На переломе ХХ-ХХ1 веков, когда Россия, как змея кожу, резко сменила цивилизацию и обстоятельства новой жизни не получили еще ясных очертаний, а разрыв с прошлым опять, как и в 1960-е годы, стал импульсом к обновлению, молодое поколение художников обратилось к формализму. На первых порах казалось, что «нормализация» всех областей жизни приведет к резкой униформизации нового российского искусства по мировым стандартам и у нас возникнет, как везде в Западном мире, коммерческий формализм. В нашей архитектуре, в полиграфии, в интерьерах установилась мода на глобалистские стили «хай-тек» и «минимализм». Тем интереснее заметить, что с главными силами нового русского искусства этих конъюнктурных обновлений, как ни странно, не произошло.

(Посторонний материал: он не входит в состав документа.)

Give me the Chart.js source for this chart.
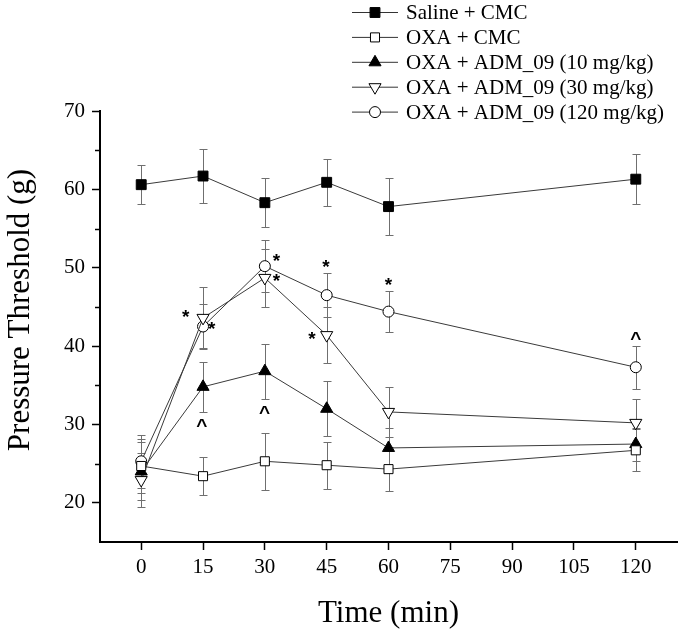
<!DOCTYPE html>
<html><head><meta charset="utf-8">
<script src="https://cdn.jsdelivr.net/npm/chart.js@4.4.1/dist/chart.umd.min.js"></script>
<style>html,body{margin:0;padding:0;background:#fff}canvas{display:block}</style>
</head><body>
<canvas id="c" width="685" height="631"></canvas>
<script>
// ---- data ----
const timePoints = [0, 15, 30, 45, 60, 120];
const seriesLabels = ['Saline + CMC', 'OXA + CMC', 'OXA + ADM_09 (10 mg/kg)', 'OXA + ADM_09 (30 mg/kg)', 'OXA + ADM_09 (120 mg/kg)'];
const salineCmc = [60.6, 61.7, 58.3, 60.9, 57.8, 61.3];
const salineCmcErr = [2.5, 3.4, 3.1, 3.0, 3.6, 3.2];
const oxaCmc = [24.7, 23.4, 25.3, 24.8, 24.3, 26.7];
const oxaCmcErr = [3.5, 2.45, 3.65, 3.0, 2.8, 2.7];
const adm10 = [24.0, 34.8, 36.8, 32.0, 27.0, 27.5];
const adm10Err = [3.7, 3.2, 3.5, 3.5, 2.6, 2.1];
const adm30 = [22.9, 43.6, 48.7, 41.4, 31.6, 30.2];
const adm30Err = [3.4, 3.9, 3.7, 3.6, 3.2, 3.0];
const adm120 = [25.3, 42.5, 50.2, 46.5, 44.4, 37.3];
const adm120Err = [3.4, 2.9, 3.3, 2.8, 2.6, 2.75];
const xTickValues = [0, 15, 30, 45, 60, 75, 90, 105, 120];
const yTickValues = [20, 30, 40, 50, 60, 70];
const yMinorTickValues = [25, 35, 45, 55, 65];
const markSymbols = ['*', '*', '*', '*', '*', '*', '*', '^', '^', '^'];
const markTimes = [10.8, 17.1, 32.8, 32.8, 44.8, 41.4, 60.0, 14.7, 29.9, 120];
const markValues = [44.2, 42.6, 51.25, 48.7, 50.6, 41.4, 48.3, 30.2, 31.9, 41.3];

// ---- styles ----
const seriesValues = [salineCmc, oxaCmc, adm10, adm30, adm120];
const seriesErrors = [salineCmcErr, oxaCmcErr, adm10Err, adm30Err, adm120Err];
const styles = [
  {shape: 'rect', fill: '#000', r: 7, rot: 0},
  {shape: 'rect', fill: '#fff', r: 6.4, rot: 0},
  {shape: 'triangle', fill: '#000', r: 7, rot: 0},
  {shape: 'triangle', fill: '#fff', r: 7, rot: 180},
  {shape: 'circle', fill: '#fff', r: 5.5, rot: 0}
];
const SERIF = '"Liberation Serif", "Times New Roman", serif';

function drawMarker(ctx, st, x, y) {
  ctx.save();
  ctx.fillStyle = st.fill; ctx.strokeStyle = '#000'; ctx.lineWidth = 1;
  ctx.beginPath();
  const r = st.r;
  if (st.shape === 'rect') {
    const s = Math.SQRT1_2 * r;
    ctx.rect(x - s, y - s, 2 * s, 2 * s);
  } else if (st.shape === 'circle') {
    ctx.arc(x, y, r, 0, Math.PI * 2);
  } else {
    let rad = st.rot * Math.PI / 180;
    ctx.moveTo(x + Math.sin(rad) * r, y - Math.cos(rad) * r);
    rad += Math.PI * 2 / 3;
    ctx.lineTo(x + Math.sin(rad) * r, y - Math.cos(rad) * r);
    rad += Math.PI * 2 / 3;
    ctx.lineTo(x + Math.sin(rad) * r, y - Math.cos(rad) * r);
    ctx.closePath();
  }
  ctx.fill(); ctx.stroke();
  ctx.restore();
}

const extras = {
  id: 'extras',
  beforeDatasetsDraw(chart) {
    const {ctx, scales: {x, y}} = chart;
    ctx.save();
    ctx.strokeStyle = '#6f6f6f'; ctx.lineWidth = 1;
    seriesValues.forEach((vals, si) => {
      vals.forEach((v, i) => {
        const e = seriesErrors[si][i];
        const px = Math.round(x.getPixelForValue(timePoints[i])) + 0.5;
        const t = Math.round(y.getPixelForValue(v + e)) + 0.5;
        const b = Math.round(y.getPixelForValue(v - e)) + 0.5;
        ctx.beginPath();
        ctx.moveTo(px, t); ctx.lineTo(px, b);
        ctx.moveTo(px - 4, t); ctx.lineTo(px + 4, t);
        ctx.moveTo(px - 4, b); ctx.lineTo(px + 4, b);
        ctx.stroke();
      });
    });
    ctx.restore();
  },
  afterDraw(chart) {
    const {ctx, scales: {x, y}, chartArea} = chart;
    ctx.save();
    // minor ticks on y
    ctx.strokeStyle = '#000'; ctx.lineWidth = 1.5;
    yMinorTickValues.forEach(v => {
      const py = Math.round(y.getPixelForValue(v)) + 0.5;
      ctx.beginPath(); ctx.moveTo(chartArea.left, py); ctx.lineTo(chartArea.left - 5, py); ctx.stroke();
    });
    // axis titles
    ctx.fillStyle = '#000';
    ctx.font = '31px ' + SERIF;
    ctx.textAlign = 'center'; ctx.textBaseline = 'alphabetic';
    ctx.fillText('Time (min)', (chartArea.left + chartArea.right) / 2, 622);
    ctx.save();
    ctx.translate(29, 310); ctx.rotate(-Math.PI / 2);
    ctx.fillText('Pressure Threshold (g)', 0, 0);
    ctx.restore();
    // significance marks
    ctx.font = 'bold 19px "Liberation Sans", Arial, sans-serif';
    ctx.textAlign = 'center'; ctx.textBaseline = 'alphabetic';
    markSymbols.forEach((s, i) => {
      const px = x.getPixelForValue(markTimes[i]);
      const py = y.getPixelForValue(markValues[i]);
      const m = ctx.measureText(s);
      const off = (m.actualBoundingBoxAscent - m.actualBoundingBoxDescent) / 2;
      ctx.fillText(s, px, py + off);
    });
    // legend
    ctx.font = '21px ' + SERIF;
    ctx.textAlign = 'left'; ctx.textBaseline = 'alphabetic';
    seriesLabels.forEach((lab, i) => {
      const ly = 12.5 + i * 24.9;
      ctx.strokeStyle = '#333'; ctx.lineWidth = 1;
      ctx.beginPath(); ctx.moveTo(352, ly); ctx.lineTo(398, ly); ctx.stroke();
      drawMarker(ctx, styles[i], 375, ly);
      ctx.fillStyle = '#000';
      ctx.fillText(lab, 406, ly + 6.5);
    });
    ctx.restore();
  }
};

const datasets = seriesValues.map((vals, i) => ({
  label: seriesLabels[i],
  data: vals.map((v, j) => ({x: timePoints[j], y: v})),
  borderColor: '#3a3a3a',
  borderWidth: 1,
  tension: 0,
  fill: false,
  pointStyle: styles[i].shape,
  pointRadius: styles[i].r,
  pointRotation: styles[i].rot,
  pointBackgroundColor: styles[i].fill,
  pointBorderColor: '#000',
  pointBorderWidth: 1,
  clip: false
}));

new Chart(document.getElementById('c'), {
  type: 'line',
  data: {datasets},
  plugins: [extras],
  options: {
    responsive: false,
    animation: false,
    events: [],
    layout: {padding: {top: 111, right: 3, left: 0, bottom: 0}},
    plugins: {legend: {display: false}, tooltip: {enabled: false}},
    scales: {
      x: {
        type: 'linear', min: -10, max: 130,
        afterBuildTicks: s => { s.ticks = xTickValues.map(v => ({value: v})); },
        afterFit: s => { s.height = 89; },
        grid: {display: true, drawOnChartArea: false, drawTicks: true, tickLength: 8, tickColor: '#000', tickWidth: 1.5},
        border: {display: true, color: '#000', width: 2},
        ticks: {color: '#000', font: {family: SERIF, size: 21}, padding: 5, maxRotation: 0, autoSkip: false}
      },
      y: {
        type: 'linear', min: 15, max: 70,
        afterBuildTicks: s => { s.ticks = yTickValues.map(v => ({value: v})); },
        afterFit: s => { s.width = 100; },
        grid: {display: true, drawOnChartArea: false, drawTicks: true, tickLength: 8, tickColor: '#000', tickWidth: 1.5},
        border: {display: true, color: '#000', width: 2},
        ticks: {color: '#000', font: {family: SERIF, size: 21}, padding: 7}
      }
    }
  }
});
</script>
</body></html>
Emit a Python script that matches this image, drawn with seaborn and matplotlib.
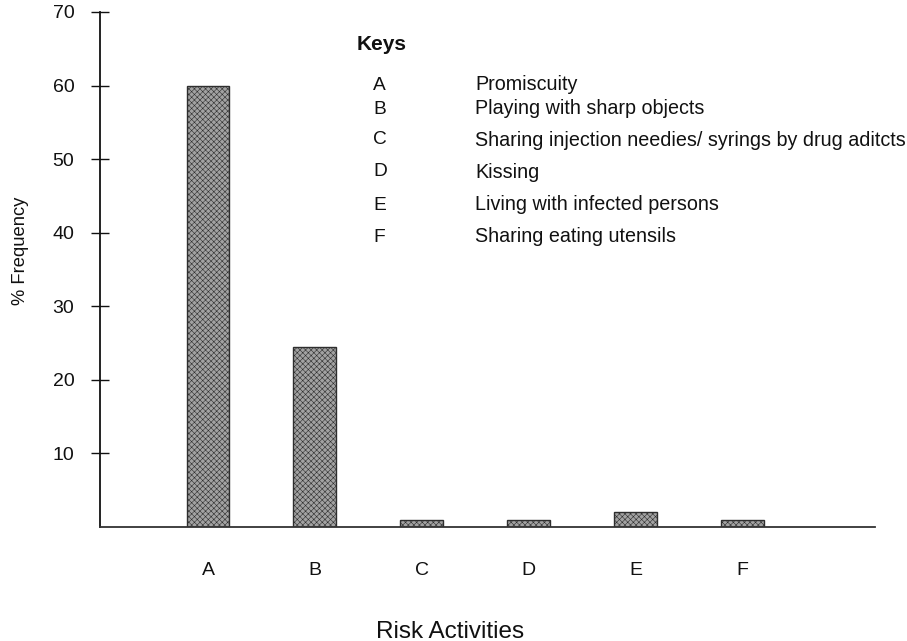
import matplotlib
matplotlib.use("Agg")
import matplotlib.pyplot as plt
import seaborn as sns
import pandas as pd

categories = ["A", "B", "C", "D", "E", "F"]
frequency = [60.0, 24.5, 1.0, 1.0, 2.0, 1.0]
descriptions = [
    "Promiscuity",
    "Playing with sharp objects",
    "Sharing injection needies/ syrings by drug aditcts",
    "Kissing",
    "Living with infected persons",
    "Sharing eating utensils",
]
y_ticks = [10, 20, 30, 40, 50, 60, 70]

sns.set_style("ticks")
plt.rcParams["font.family"] = ["Liberation Sans", "DejaVu Sans"]
plt.rcParams["hatch.linewidth"] = 0.4

W, H = 907, 641
fig = plt.figure(figsize=(W / 100, H / 100), dpi=100)
ax = fig.add_axes([100 / W, 1 - 527 / H, 775 / W, (527 - 12) / H])

df = pd.DataFrame({"cat": categories, "freq": frequency})
sns.barplot(data=df, x="cat", y="freq", ax=ax, width=0.40,
            color="#a2a2a2", edgecolor="#2e2e2e", linewidth=1.0,
            hatch="xxxxxx", saturation=1)

ax.set_ylim(0, 70)
ax.set_xlim(-1.01, 6.24)
ax.set_yticks(y_ticks)
ax.set_yticklabels([str(t) for t in y_ticks], fontsize=14)
ax.tick_params(axis="y", direction="inout", length=13, width=1.0, pad=12, colors="#111111")
ax.tick_params(axis="x", length=0, pad=25, labelsize=14, colors="#111111")

sns.despine(ax=ax, top=True, right=True)
ax.spines["left"].set_linewidth(1.3)
ax.spines["left"].set_color("#111111")
ax.spines["bottom"].set_linewidth(1.3)
ax.spines["bottom"].set_color("#333333")

ax.set_ylabel("% Frequency", fontsize=13.2, color="#111111")
ax.yaxis.set_label_coords(-0.091, 0.536)
ax.set_xlabel("Risk Activities", fontsize=17.5, color="#111111", va="top")
ax.xaxis.set_label_coords(0.452, -0.182)

# Key block (positions in pixels of the figure)
row_px = [85, 109, 140, 172, 205, 237]
fig.text(357 / W, 1 - 44 / H, "Keys", fontsize=15, fontweight="bold",
         ha="left", va="center", color="#111111")
for c, d, ypx in zip(categories, descriptions, row_px):
    yy = 1 - ypx / H
    fig.text(373 / W, yy, c, fontsize=13.8, ha="left", va="center", color="#111111")
    fig.text(475 / W, yy, d, fontsize=14.2, ha="left", va="center", color="#111111")

fig.savefig("out.png", dpi=100, facecolor="white")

Поэтому, возвращаясь к инсталляции Петра Белого в споре с господином Мартеном, я настаивал на неприемлемой для «чистого» формализма метафорической основе работы питерского художника. Действительно, инсталляция «Неясный мир» демонстрировал весьма драматичное зрелище самоудушающегося источника света. Толстые, жирные, гудроново-черные электрошнуры густо обвивали хрупкие неоновые трубки, низводя излучение мощных светильников до уровня ночников. В итоге свет служил лишь фоном для сольного и торжественного показа предмета, который в нормальной ситуации принято скрывать и воспринимать сугубо техническим аксессуаром. Подсобный функциональный элемент, который никому не приходило в голову принимать в учет и эстетически, «культурно» осмыслять, словно выскочка нагло вылез на первый план. Здесь, конечно, следует остановиться в конкретизации смысловых цепочек, рождаемых этой работой. Но в общем контексте состояния страны на тот момент и в частных фактах взаимоотношений общества и человека с источниками знания и творчества, эти смыслы были многим зрителям очевидны.

В работе «Комната отверженного» они стали даже слишком понятны. Мне представляется важным предостеречь зрителя от однозначного и поверхностного восприятия металлической инсталляции Белого как аналога «железного занавеса», тюремной камеры или удушливого трюма терпящей бедствие «Булгарии» или подлодки «Курск». Хотя и эти аллюзии справедливы. Однако, исходным местом расположения инсталляции был не корабль, а захламленная и изгаженная питерская буржуазная квартира на Петроградской стороне с изуродованной мебелью в стиле модерн и дубовым паркетом, прожженным окурками. Гнездо алкашей, древних старушек и наглой лимиты. А между ними – вот эта самая комната – жилье поэта, изобретателя, чудака. Которому отвратителен жирный Питер конца 1920-х и приятен машинный техно-стиль с окошками иллюминаторами. Эта комната изумительна своей лапидарностью, жесткой геометрией, грифельными отблесками железных стен, отсутствием пестроты. Зашедший в нее посетитель сразу кажется себе и окружающим инженером-конструктором с фотокарточки Родченко. Голова немного кружится от волшебного пространства. И от отсутствия в нем кислорода. Воздух из комнаты, надсадно воя, высасываю вентиляторы. Пространство утопии в отражении ваших глаз постепенно превращается в комнату смерти. Вам дурно, хватаетесь за стенку, край железного листа царапает до крови ладонь, пачкает одежду липким маслом. Чудовищная совдеповская техника, вспоровшая подбрюшину некогда уютных российских городов. Чертовы заводы. Проклятая индустриализация на костях. На распроданном «Эрмитаже».Тысячи танков. С обеих сторон тираны готовились извести свои народы в бесконечной войне. Вот край той утопии. А ныне и вовсе нет никакой утопии, нет у художника никакой программы, никакой перспективы. Есть лишь гнилая псевдоностальгия по советской пассионарности.

В инсталляцию Петра Белого можно зайти и – ничего не увидеть. Можно обнаружить много отраженных аллюзий. Можно различить слишком откровенные намеки и тогда – запретить показ. В общем эта работа бесконечна, как любое «правильное» произведение, построенное на мерцании контекстов.